Reproduce the lines below exactly, from the one containing "Write the matplotlib code for this chart." through the one containing "symbols = list(range(1, 64))", both included. Leave out any pictures.
════
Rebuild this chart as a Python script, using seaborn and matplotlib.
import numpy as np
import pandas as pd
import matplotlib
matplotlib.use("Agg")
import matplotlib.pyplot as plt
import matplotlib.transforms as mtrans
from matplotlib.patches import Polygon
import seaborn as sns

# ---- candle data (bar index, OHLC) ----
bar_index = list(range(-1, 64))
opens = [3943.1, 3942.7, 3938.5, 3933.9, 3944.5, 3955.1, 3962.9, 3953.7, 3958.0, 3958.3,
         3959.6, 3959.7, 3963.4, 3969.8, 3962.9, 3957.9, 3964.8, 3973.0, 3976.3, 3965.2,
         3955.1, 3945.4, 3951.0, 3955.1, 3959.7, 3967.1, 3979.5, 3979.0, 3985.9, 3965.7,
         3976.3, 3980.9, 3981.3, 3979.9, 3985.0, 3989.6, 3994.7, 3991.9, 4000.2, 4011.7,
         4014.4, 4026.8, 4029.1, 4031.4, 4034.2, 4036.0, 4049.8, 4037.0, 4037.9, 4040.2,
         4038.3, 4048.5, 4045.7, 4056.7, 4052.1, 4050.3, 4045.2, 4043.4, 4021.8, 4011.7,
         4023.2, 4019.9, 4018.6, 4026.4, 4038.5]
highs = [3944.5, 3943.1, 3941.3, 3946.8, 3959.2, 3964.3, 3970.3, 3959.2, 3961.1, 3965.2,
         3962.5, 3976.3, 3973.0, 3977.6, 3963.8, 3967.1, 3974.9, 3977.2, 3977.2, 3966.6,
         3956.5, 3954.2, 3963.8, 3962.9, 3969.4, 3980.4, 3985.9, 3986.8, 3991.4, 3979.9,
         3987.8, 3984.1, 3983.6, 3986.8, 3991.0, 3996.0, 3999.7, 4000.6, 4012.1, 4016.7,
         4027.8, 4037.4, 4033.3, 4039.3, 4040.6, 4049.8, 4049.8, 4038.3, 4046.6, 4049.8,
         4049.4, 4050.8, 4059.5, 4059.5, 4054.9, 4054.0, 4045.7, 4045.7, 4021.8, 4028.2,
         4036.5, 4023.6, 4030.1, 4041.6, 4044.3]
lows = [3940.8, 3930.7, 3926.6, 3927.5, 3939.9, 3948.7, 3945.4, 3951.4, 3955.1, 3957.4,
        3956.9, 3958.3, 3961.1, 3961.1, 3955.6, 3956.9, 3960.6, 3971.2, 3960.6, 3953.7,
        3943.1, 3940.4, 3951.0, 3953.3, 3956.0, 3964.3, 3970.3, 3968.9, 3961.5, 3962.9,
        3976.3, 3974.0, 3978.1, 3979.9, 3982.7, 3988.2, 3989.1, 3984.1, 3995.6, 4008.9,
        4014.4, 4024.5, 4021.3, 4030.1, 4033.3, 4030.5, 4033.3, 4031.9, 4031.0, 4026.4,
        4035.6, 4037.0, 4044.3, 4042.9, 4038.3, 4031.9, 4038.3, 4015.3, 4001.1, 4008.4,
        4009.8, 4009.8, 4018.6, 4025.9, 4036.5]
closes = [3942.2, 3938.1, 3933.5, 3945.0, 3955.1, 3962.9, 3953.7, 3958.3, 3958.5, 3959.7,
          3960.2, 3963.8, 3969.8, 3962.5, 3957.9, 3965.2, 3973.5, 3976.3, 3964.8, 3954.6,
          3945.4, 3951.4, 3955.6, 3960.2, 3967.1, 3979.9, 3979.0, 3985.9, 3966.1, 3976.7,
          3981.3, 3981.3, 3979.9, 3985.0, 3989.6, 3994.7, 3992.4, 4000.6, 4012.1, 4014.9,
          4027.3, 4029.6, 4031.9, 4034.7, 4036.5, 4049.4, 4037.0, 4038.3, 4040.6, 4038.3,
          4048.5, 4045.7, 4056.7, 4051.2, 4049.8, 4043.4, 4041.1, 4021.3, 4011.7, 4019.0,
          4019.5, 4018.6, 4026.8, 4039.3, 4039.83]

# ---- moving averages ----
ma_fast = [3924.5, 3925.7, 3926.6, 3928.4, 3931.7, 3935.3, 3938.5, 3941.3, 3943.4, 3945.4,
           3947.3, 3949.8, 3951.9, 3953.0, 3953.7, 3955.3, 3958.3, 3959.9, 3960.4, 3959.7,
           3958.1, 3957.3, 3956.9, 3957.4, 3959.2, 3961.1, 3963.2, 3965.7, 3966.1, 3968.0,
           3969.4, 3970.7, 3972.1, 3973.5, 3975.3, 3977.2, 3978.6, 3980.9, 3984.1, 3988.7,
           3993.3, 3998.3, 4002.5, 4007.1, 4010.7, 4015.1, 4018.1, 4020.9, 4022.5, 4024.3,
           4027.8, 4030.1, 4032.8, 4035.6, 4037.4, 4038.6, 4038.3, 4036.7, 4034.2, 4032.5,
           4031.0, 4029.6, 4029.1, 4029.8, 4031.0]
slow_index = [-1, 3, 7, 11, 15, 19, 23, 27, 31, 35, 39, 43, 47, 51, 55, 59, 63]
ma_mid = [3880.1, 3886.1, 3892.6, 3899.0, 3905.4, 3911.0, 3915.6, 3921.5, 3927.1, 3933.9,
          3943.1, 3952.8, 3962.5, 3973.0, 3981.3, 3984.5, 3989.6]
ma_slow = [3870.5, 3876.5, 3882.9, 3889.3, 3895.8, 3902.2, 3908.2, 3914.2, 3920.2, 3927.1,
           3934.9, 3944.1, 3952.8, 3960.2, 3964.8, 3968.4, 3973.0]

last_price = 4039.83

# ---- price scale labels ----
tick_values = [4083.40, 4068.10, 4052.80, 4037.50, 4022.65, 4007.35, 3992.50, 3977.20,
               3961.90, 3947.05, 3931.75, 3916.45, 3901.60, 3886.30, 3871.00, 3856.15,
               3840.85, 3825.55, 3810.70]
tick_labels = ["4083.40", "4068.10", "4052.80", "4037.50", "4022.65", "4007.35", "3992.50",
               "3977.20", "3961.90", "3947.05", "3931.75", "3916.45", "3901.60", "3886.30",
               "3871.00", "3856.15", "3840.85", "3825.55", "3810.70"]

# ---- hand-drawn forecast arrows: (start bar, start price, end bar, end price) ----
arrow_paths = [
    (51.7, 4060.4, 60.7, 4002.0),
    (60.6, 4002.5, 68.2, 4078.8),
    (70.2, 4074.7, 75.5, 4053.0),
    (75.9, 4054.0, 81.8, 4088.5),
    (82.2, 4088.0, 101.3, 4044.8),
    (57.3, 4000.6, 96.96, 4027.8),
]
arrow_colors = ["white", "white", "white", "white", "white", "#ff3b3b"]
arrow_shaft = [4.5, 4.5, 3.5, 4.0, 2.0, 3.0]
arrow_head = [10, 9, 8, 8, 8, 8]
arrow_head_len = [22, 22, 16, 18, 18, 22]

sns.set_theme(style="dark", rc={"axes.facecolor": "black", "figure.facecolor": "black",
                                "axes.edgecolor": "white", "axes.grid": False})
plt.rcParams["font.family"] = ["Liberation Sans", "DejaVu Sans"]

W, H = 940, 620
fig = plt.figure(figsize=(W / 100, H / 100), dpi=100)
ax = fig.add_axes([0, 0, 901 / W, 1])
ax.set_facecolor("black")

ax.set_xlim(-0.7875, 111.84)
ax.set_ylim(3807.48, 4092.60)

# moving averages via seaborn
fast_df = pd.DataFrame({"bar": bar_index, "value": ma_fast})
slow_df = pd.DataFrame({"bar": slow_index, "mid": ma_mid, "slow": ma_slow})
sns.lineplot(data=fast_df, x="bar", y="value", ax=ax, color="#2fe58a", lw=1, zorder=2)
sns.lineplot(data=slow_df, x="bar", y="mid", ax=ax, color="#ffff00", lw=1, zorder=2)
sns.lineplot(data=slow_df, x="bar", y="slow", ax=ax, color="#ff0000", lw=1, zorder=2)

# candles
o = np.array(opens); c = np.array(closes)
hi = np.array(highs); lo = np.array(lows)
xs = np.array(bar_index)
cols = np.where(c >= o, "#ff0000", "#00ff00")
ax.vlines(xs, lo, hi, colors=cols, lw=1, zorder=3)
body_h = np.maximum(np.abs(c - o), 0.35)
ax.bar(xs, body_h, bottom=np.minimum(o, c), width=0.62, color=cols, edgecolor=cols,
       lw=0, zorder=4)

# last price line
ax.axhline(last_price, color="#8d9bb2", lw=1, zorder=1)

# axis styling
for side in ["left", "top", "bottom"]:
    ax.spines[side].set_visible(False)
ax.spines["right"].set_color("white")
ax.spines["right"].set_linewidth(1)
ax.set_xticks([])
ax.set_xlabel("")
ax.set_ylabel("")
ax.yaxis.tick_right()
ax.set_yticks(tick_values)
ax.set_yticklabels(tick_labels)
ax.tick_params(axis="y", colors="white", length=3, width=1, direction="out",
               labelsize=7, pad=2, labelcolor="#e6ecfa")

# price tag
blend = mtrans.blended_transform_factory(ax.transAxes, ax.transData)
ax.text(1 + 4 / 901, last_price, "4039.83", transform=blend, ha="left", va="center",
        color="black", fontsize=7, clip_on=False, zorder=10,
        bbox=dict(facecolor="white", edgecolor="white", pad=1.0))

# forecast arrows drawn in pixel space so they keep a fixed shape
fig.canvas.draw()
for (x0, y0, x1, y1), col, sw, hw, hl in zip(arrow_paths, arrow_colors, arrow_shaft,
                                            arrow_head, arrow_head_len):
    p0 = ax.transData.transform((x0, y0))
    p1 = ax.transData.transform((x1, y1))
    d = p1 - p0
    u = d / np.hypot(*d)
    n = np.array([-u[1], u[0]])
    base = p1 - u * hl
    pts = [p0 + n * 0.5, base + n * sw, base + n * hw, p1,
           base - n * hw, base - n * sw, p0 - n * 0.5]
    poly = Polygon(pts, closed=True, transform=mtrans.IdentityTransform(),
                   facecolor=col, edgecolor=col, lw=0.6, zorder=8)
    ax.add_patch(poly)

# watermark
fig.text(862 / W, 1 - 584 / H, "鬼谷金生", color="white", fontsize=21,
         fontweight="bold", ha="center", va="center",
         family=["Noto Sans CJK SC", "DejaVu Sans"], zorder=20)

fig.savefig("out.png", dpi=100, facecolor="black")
════
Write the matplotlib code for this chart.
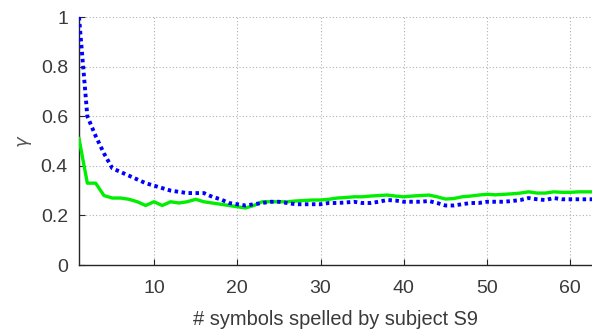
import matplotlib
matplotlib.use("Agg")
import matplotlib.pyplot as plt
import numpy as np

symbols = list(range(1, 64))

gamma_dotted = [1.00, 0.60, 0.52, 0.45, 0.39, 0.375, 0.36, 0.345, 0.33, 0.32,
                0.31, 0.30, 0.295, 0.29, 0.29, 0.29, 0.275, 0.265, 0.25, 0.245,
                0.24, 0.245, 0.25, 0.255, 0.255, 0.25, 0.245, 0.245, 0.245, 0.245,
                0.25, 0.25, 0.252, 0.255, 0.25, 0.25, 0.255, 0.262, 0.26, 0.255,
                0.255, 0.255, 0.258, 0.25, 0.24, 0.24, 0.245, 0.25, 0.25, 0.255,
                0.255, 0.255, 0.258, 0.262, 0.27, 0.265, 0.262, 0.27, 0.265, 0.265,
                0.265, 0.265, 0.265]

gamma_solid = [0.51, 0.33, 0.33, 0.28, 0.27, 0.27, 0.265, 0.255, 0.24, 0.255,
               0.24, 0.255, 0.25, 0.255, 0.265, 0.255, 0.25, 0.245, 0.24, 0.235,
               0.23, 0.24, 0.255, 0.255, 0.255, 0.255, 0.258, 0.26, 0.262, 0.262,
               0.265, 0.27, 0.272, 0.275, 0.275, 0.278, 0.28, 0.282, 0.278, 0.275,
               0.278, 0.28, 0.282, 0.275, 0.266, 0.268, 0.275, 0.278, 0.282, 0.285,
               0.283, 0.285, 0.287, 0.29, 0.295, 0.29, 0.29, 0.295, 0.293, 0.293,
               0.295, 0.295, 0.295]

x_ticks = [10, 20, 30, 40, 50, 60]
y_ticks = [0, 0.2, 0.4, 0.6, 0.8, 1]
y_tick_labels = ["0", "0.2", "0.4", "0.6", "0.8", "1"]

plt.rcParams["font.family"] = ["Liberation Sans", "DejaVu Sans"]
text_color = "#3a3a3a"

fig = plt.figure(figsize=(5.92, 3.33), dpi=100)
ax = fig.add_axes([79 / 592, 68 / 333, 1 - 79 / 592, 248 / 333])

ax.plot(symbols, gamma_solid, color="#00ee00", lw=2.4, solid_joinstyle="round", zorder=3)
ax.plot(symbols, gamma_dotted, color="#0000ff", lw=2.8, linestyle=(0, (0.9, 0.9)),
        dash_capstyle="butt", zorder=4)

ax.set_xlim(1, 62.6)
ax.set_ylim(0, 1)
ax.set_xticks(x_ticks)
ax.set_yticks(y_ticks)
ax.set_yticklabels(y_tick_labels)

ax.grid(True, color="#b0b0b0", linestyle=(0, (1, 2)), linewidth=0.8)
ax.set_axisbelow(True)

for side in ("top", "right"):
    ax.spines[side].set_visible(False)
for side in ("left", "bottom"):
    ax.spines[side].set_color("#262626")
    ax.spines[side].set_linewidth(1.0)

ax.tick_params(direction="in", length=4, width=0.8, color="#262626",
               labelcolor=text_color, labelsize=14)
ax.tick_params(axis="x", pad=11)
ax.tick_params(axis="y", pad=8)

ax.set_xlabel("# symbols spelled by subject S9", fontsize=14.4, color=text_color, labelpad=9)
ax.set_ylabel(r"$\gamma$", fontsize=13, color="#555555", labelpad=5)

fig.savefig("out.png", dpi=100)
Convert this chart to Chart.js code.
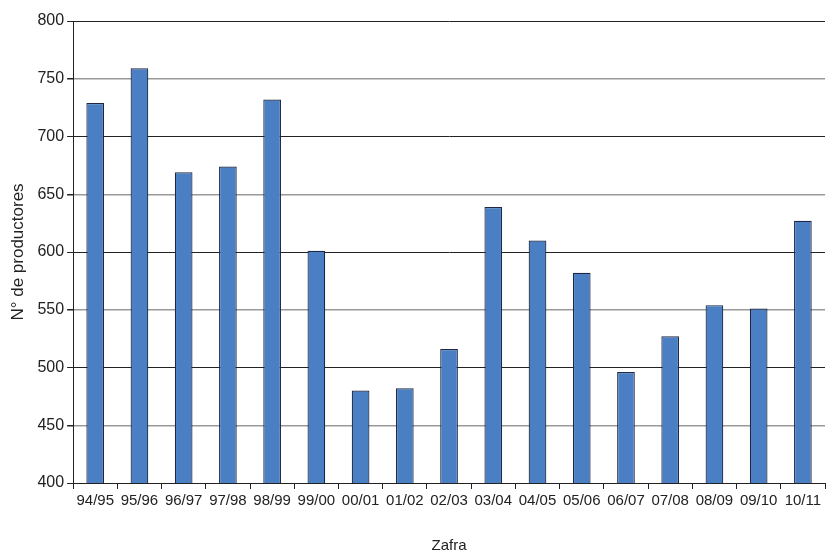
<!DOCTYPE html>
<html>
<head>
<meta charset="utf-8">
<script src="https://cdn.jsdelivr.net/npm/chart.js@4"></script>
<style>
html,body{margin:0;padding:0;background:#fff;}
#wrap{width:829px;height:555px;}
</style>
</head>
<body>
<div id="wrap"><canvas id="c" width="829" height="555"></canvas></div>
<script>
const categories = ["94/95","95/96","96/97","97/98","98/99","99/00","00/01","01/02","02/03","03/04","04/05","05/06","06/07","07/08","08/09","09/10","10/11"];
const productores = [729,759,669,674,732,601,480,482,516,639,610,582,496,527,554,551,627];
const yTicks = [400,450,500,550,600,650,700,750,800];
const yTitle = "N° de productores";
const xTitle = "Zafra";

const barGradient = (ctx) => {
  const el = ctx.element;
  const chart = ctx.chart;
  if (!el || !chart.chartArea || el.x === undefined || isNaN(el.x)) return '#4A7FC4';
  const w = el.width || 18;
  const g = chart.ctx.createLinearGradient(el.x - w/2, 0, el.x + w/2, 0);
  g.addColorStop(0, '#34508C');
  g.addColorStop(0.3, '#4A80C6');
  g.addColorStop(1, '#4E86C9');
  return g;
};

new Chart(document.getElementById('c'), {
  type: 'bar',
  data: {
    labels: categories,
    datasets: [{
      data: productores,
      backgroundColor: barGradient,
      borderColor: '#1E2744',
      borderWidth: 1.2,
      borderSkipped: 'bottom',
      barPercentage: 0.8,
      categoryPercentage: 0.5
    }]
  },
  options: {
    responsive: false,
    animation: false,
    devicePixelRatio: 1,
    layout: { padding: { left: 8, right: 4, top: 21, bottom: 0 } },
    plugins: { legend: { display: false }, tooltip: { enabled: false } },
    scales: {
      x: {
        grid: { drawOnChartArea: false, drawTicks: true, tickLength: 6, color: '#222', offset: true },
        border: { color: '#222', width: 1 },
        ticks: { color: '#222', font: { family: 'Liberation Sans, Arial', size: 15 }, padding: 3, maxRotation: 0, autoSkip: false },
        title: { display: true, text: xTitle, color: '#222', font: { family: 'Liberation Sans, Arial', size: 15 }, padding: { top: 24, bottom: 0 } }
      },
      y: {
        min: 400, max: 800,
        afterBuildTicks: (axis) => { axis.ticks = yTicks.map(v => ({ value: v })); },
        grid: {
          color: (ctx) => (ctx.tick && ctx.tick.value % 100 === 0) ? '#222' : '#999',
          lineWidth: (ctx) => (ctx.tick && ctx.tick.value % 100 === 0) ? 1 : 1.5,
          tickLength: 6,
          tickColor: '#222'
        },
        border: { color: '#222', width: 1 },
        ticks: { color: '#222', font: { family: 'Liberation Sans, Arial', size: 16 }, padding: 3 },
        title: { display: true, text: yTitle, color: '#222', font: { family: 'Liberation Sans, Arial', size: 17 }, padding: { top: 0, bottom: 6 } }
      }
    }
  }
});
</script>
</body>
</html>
════
**Task result:**
Write the matplotlib code for this chart.
import matplotlib
matplotlib.use("Agg")
import matplotlib.pyplot as plt
import numpy as np

symbols = list(range(1, 64))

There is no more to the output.